All agreed that dialogue about the future of the rail yards had become less lofty—and perhaps more realistic.

“I sense the MTA’s ardor for the project may be diminishing,” Levin said. She cited the agency’s willingness to alienate potential bidders with the lease request—an action that eliminated Brookfield Properties, which decided not to submit a revised bid, and may have led to Morgan Stanley’s decision this week to suspend its anchor-tenant status with Tishman Speyer. Meanwhile, conditions in financial markets, critical to financing any development scheme for the Yards, have changed markedly in recent months, cooling the developers’ confidence. “Anything they build, it’ll expose them to ginormous financial risk,” Levin said. “It does sort of dampen the boosterish aspirations they presented in their proposals.”

Jawing over Javits

Meanwhile, City Council Speaker Christine Quinn and Governor Eliot Spitzer’s well-publicized brawl over the expansion of the Javits Center ended with the establishment of the Convention and Trade-Show Industry Task Force to oversee future options; though not until considerable ire had been stoked by Spitzer’s announcement that one way he would plug the state’s deficit would be by selling two valuable blocks adjacent to Javits.

In his State of the State speech, Spitzer announced plans to sell both the northern portion of Eighth Ave., between 39th and 40th Sts., and a block just north of Hudson Yards between 33rd and 34th Sts., using the funds to develop Governors Island, Hudson River Park, and affordable housing and transportation projects. After announcing the formation of the task force last Thursday, the Spitzer administration went forward with its plans to sell the 33rd-34th St. parcel, though questions have since been raised by Javtis officials about the needs of trucks currently using the block to serve the Javits Center.

“The state has clearly come to the correct decision that it does not make sense to expand the Javits at that location,” Levin said. “The disagreements have been about the timetable—how quickly you do it.”

Michaelson agreed that stopping the Javits expansion seemed sound. Other world-class cities, she pointed out, use a different model. “Tokyo, Milan, Rome all have smaller convention facilities downtown for smaller, more cultural events that last a few days. Then, at satellite locations 10 to 20 miles away, space for the big shows.”

“Those trade shows—they require so much more space, and people just come for the day,” Michaelson added. “They don’t add to the city’s revenues… Meanwhile, the way the West Side is growing now, it makes no sense to have a convention center—with 18-wheelers full of cargo and all the extra congestion—right in the middle of it.” The new task force, she noted, is already looking at several locations in Queens, such as Willets Point.

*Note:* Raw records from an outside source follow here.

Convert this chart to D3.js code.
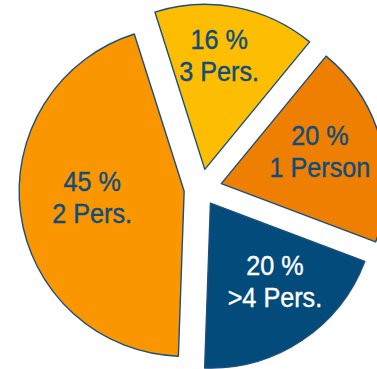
<!DOCTYPE html>
<html>
<head>
<meta charset="utf-8">
<script src="https://cdn.jsdelivr.net/npm/d3@7"></script>
<style>
  body { margin: 0; background: #ffffff; }
  svg text { font-family: "Liberation Sans", Arial, sans-serif; }
</style>
</head>
<body>
<div id="chart"></div>
<script>
// household sizes, clockwise from the top
var categories = ['3 Pers.', '1 Person', '>4 Pers.', '2 Pers.'];
var shares = [16, 20, 20, 45];
var shareLabels = ['16 %', '20 %', '20 %', '45 %'];

// look of the chart
var colors = ['#fdbd00', '#ee7f00', '#034b7b', '#fa9600'];
var textColors = ['#0f4c7f', '#0f4c7f', '#ffffff', '#0f4c7f'];
var explode = [20, 21, 17, 17];
var labelNudge = [[-5, -14], [0, -6], [8, -7], [9, -8]];

var width = 377, height = 369;
var cx = 201, cy = 189, radius = 165, labelRadius = 102;
var narrow = 0.9; // squeeze the sans so it reads like a narrow face

var svg = d3.select('#chart').append('svg')
    .attr('width', width)
    .attr('height', height);

var g = svg.append('g')
    .attr('transform', 'translate(' + cx + ',' + cy + ')');

var start = -17.6 * Math.PI / 180;
var pie = d3.pie()
    .sort(null)
    .startAngle(start)
    .endAngle(start + 2 * Math.PI)
    .value(function(d) { return d; });

var arc = d3.arc().innerRadius(0).outerRadius(radius);

var slices = g.selectAll('g.slice')
    .data(pie(shares))
    .enter().append('g')
    .attr('class', 'slice')
    .attr('transform', function(d, i) {
        var mid = (d.startAngle + d.endAngle) / 2;
        return 'translate(' + (explode[i] * Math.sin(mid)) + ',' + (-explode[i] * Math.cos(mid)) + ')';
    });

slices.append('path')
    .attr('d', arc)
    .attr('fill', function(d, i) { return colors[i]; })
    .attr('stroke', '#1b4f7c')
    .attr('stroke-width', 1.4)
    .attr('stroke-linejoin', 'round');

var labels = slices.append('text')
    .attr('text-anchor', 'middle')
    .attr('font-size', 28)
    .attr('fill', function(d, i) { return textColors[i]; })
    .attr('stroke', function(d, i) { return textColors[i]; })
    .attr('stroke-width', 0.4)
    .attr('transform', function(d, i) {
        var mid = (d.startAngle + d.endAngle) / 2;
        var x = labelRadius * Math.sin(mid) + labelNudge[i][0];
        var y = -labelRadius * Math.cos(mid) + labelNudge[i][1];
        return 'translate(' + x + ',' + y + ') scale(' + narrow + ',1)';
    });

labels.append('tspan')
    .attr('x', 0)
    .attr('y', -6)
    .text(function(d, i) { return shareLabels[i]; });

labels.append('tspan')
    .attr('x', 0)
    .attr('y', 26)
    .text(function(d, i) { return categories[i]; });
</script>
</body>
</html>
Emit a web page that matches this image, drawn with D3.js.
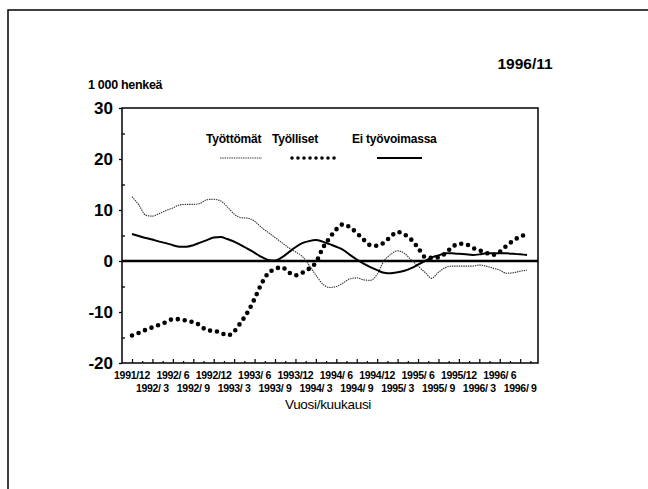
<!DOCTYPE html>
<html>
<head>
<meta charset="utf-8">
<script src="https://cdn.jsdelivr.net/npm/d3@7"></script>
<style>
  html, body { margin: 0; padding: 0; background: #fff; }
  svg { display: block; font-family: "Liberation Sans", Arial, sans-serif; }
</style>
</head>
<body>
<svg id="chart" width="648" height="489"></svg>
<script>
/* Työvoima: muutos vuoden takaisesta, 1 000 henkeä, kuukausittain 1991/12 -> */

const tickLabels = [
  '1991/12','1992/ 3','1992/ 6','1992/ 9','1992/12','1993/ 3','1993/ 6','1993/ 9','1993/12','1994/ 3',
  '1994/ 6','1994/ 9','1994/12','1995/ 3','1995/ 6','1995/ 9','1995/12','1996/ 3','1996/ 6','1996/ 9'
];
const yTicks = [30, 20, 10, 0, -10, -20];

const tyottomat = [
  12.6, 11.0, 9.0, 8.8, 9.3, 9.9, 10.4, 11.0, 11.1, 11.1,
  11.3, 12.0, 12.1, 11.8, 10.6, 9.2, 8.5, 8.4, 7.8, 6.6,
  5.6, 4.6, 3.6, 2.6, 1.8, 0.9, -0.8, -2.8, -4.5, -5.2,
  -5.0, -4.3, -3.5, -3.3, -3.7, -3.8, -2.6, 0.0, 1.3, 2.0,
  1.5, 0.2, -1.0, -2.2, -3.4, -2.2, -1.3, -1.0, -1.0, -1.0,
  -1.0, -0.8, -1.0, -1.4, -1.8, -2.4, -2.3, -2.0, -1.8
];
const tyolliset = [
  -14.6, -14.1, -13.5, -13.0, -12.5, -12.0, -11.4, -11.4, -11.7, -12.0,
  -12.6, -13.6, -13.7, -14.0, -14.6, -13.8, -12.0, -10.0, -7.4, -4.5,
  -2.4, -1.6, -1.2, -2.2, -2.8, -2.3, -1.5, -0.3, 2.5, 4.5,
  6.2, 7.2, 6.6, 5.5, 4.2, 3.1, 3.0, 3.6, 4.8, 5.7,
  5.2, 4.2, 2.6, 0.8, 0.6, 0.7, 1.5, 2.7, 3.4, 3.3,
  2.6, 2.1, 1.6, 1.2, 1.8, 3.0, 4.0, 4.8, 5.2
];
const eiTyovoimassa = [
  5.3, 4.9, 4.5, 4.2, 3.8, 3.5, 3.1, 2.8, 2.8, 3.1,
  3.6, 4.1, 4.6, 4.7, 4.3, 3.8, 3.1, 2.4, 1.6, 0.8,
  0.2, 0.1, 0.7, 1.7, 2.7, 3.5, 3.9, 4.1, 3.8, 3.3,
  2.8, 2.2, 1.2, 0.3, -0.5, -1.2, -1.8, -2.3, -2.4, -2.2,
  -1.9, -1.4, -0.7, 0.0, 0.7, 1.1, 1.5, 1.5, 1.4, 1.3,
  1.2, 1.3, 1.5, 1.5, 1.5, 1.5, 1.4, 1.3, 1.2
];

const series = [
  { name: 'Työttömät',      values: tyottomat,     stroke: '#333', width: 1.1, dash: '1.4,0.9', cap: 'butt' },
  { name: 'Työlliset',      values: tyolliset,     stroke: '#000', width: 4.6, dash: '0,7',     cap: 'round' },
  { name: 'Ei työvoimassa', values: eiTyovoimassa, stroke: '#000', width: 2,   dash: null,      cap: 'butt' }
];

const svg = d3.select('#chart');
const P = { left: 122, right: 538, top: 108, bottom: 363 };

// outer frame of the scanned page (right / bottom edges fall outside the picture)
svg.append('path')
  .attr('d', 'M8,489 L8,10 L648,10')
  .attr('fill', 'none').attr('stroke', '#000').attr('stroke-width', 1.5);

const x = d3.scaleLinear().domain([0, 58]).range([132, 527]);
const y = d3.scaleLinear().domain([-20, 30]).range([P.bottom, P.top]);

// ── y axis: major ticks out, minor ticks in ──
const yAxis = svg.append('g').attr('transform', `translate(${P.left},0)`)
  .call(d3.axisLeft(y).tickValues(yTicks).tickSize(3).tickPadding(6).tickFormat(d => String(d)));
yAxis.select('.domain').remove();
yAxis.selectAll('text')
  .attr('font-size', 17).attr('font-weight', 'bold').attr('fill', '#000')
  .attr('font-family', '"Liberation Sans", Arial, sans-serif');
yAxis.selectAll('line').attr('stroke-width', 1.3);

svg.append('g').attr('transform', `translate(${P.left},0)`)
  .call(d3.axisLeft(y).tickValues(d3.range(-15, 30, 10)).tickSize(-3).tickFormat(''))
  .call(g => g.select('.domain').remove())
  .selectAll('line').attr('stroke-width', 1.3);

// ── x axis: ticks pointing up into the plot ──
const xAxis = svg.append('g').attr('transform', `translate(0,${P.bottom})`)
  .call(d3.axisBottom(x).tickValues(d3.range(0, 59, 1.5)).tickSize(-4).tickFormat(''));
xAxis.select('.domain').remove();
xAxis.selectAll('.tick line')
  .attr('y2', d => (d % 3 === 0 ? -4 : -2))
  .attr('stroke-width', 1.2);

svg.append('g').selectAll('text').data(tickLabels).join('text')
  .attr('x', (d, i) => x(i * 3))
  .attr('y', (d, i) => (i % 2 === 0 ? 379 : 392))
  .attr('text-anchor', 'middle')
  .attr('font-size', 10.5).attr('font-weight', 'bold')
  .attr('letter-spacing', -0.3)
  .style('white-space', 'pre')
  .text(d => d);

// plot frame
svg.append('rect')
  .attr('x', P.left).attr('y', P.top)
  .attr('width', P.right - P.left).attr('height', P.bottom - P.top)
  .attr('fill', 'none').attr('stroke', '#000').attr('stroke-width', 1.5);

// zero line
svg.append('line')
  .attr('x1', P.left).attr('x2', P.right)
  .attr('y1', y(0)).attr('y2', y(0))
  .attr('stroke', '#000').attr('stroke-width', 2.6);

// ── series ──
const line = d3.line().x((d, i) => x(i)).y(d => y(d)).curve(d3.curveMonotoneX);
svg.append('g').selectAll('path').data(series).join('path')
  .attr('d', d => line(d.values))
  .attr('fill', 'none')
  .attr('stroke', d => d.stroke)
  .attr('stroke-width', d => d.width)
  .attr('stroke-dasharray', d => d.dash)
  .attr('stroke-linecap', d => d.cap);

// ── legend ──
const legendX = [206, 272, 352];
const legendLine = [[220, 262], [292, 335], [377, 422]];
const leg = svg.append('g').selectAll('g').data(series).join('g');
leg.append('text')
  .attr('x', (d, i) => legendX[i]).attr('y', 143)
  .attr('font-size', 12).attr('font-weight', 'bold').attr('letter-spacing', -0.2)
  .text(d => d.name);
leg.append('line')
  .attr('x1', (d, i) => legendLine[i][0]).attr('x2', (d, i) => legendLine[i][1])
  .attr('y1', 158).attr('y2', 158)
  .attr('stroke', d => d.stroke)
  .attr('stroke-width', (d, i) => (i === 1 ? 3.6 : d.width))
  .attr('stroke-dasharray', (d, i) => (i === 1 ? '0,6' : d.dash))
  .attr('stroke-linecap', d => d.cap);

// ── titles ──
svg.append('text').attr('x', 88).attr('y', 89)
  .attr('font-size', 12.5).attr('font-weight', 'bold').attr('letter-spacing', -0.3)
  .text('1 000 henkeä');
svg.append('text').attr('x', 525).attr('y', 69).attr('text-anchor', 'middle')
  .attr('font-size', 15.5).attr('font-weight', 'bold')
  .text('1996/11');
svg.append('text').attr('x', 328).attr('y', 409).attr('text-anchor', 'middle')
  .attr('font-size', 13.5).attr('letter-spacing', -0.3)
  .text('Vuosi/kuukausi');
</script>
</body>
</html>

Still, Michaelson maintained, what’s most important is not the Javits decision, but the area’s 15-year-old flagship project, the Expanded Moynihan Station.

Moynihan most vital

This week, the Empire State Development Corporation released the first known images of the new Moynihan Station, following a month when the project’s funding and support had been in doubt within some quarters yet again. The spark came after the release of news that the Dolan family—owners of Madison Square Garden, which is set to move to the historic Farley Post Office as part of the plan—had begun to develop contingency plans to stay put. The Dolans had reportedly expressed frustration with the slowness of the process and the refusal of many historic preservationists to accede to the Garden’s proposed alterations to parts of the landmark post office.

Of the three adjoining projects, all local advocates agreed that a successful Moynihan Station is the most important—and that without it, the far West Side is unlikely to fulfill planners’ hopes. “The real estate industry is a pretty conservative one,” Michaelson said. “You need a great new train station that shows the city is investing in the neighborhood before Eighth Avenue can really turn around. Once it’s built, it will create a new little hub of activity, and that feeds everything else. Development grows incrementally.”

Levin agreed, saying that the station is far more important than even the already-behind-schedule extension of the No. 7 train. “To get people to Hudson Yards, there may be alternatives,” Levin said. “Light rail, people movers… But compare that to a new Penn Station—it’s a no-brainer, especially when you look at the data showing the real increase in commuters is coming from across the river.”

As for resistance by MSG to the slow process, Levin said that while the Dolans “have some significant operational needs that need to be acknowledged, there’s a determination in the preservation community to work with the state and the Garden.”

But, Levin added, “there’s still been a certain amount of dithering at the state level.” While praising Spitzer and the Empire State Development Corporation’s Patrick Foye for negotiating with city and federal officials to start closing the billion-dollar gap in the project’s budget, both Levin and Michaelson said that so far, too much of their work has been behind closed doors.

“Someone at the governor’s level has got to get the stakeholders around the table, knock some heads and stay there till they work it out,” Levin said. “And it has to be out in the open.”

The rest of the projects, she added, will move along—even with budget-gap and development-right concerns. “The Hudson Yards rezoning included the Moynihan Station blocks for a reason. Maybe some reconfiguration of the scoping plan for the Yards can include those development rights,” Levin said, instead of creating a new sub-district.

As she spoke, some progress was already visible. The governor was widely quoted offering to match city funds dollar for dollar, emphasizing, “I want everybody to understand we are dedicated to making this happen.”

And with images like the one just made public, people now have a visual representation of a once only theoretical plan—which Levin presciently noted before its release.

“Somehow the folks have to see the image of what this project promises, what Moynihan East might be like,” Levin said. “How hard can it be?”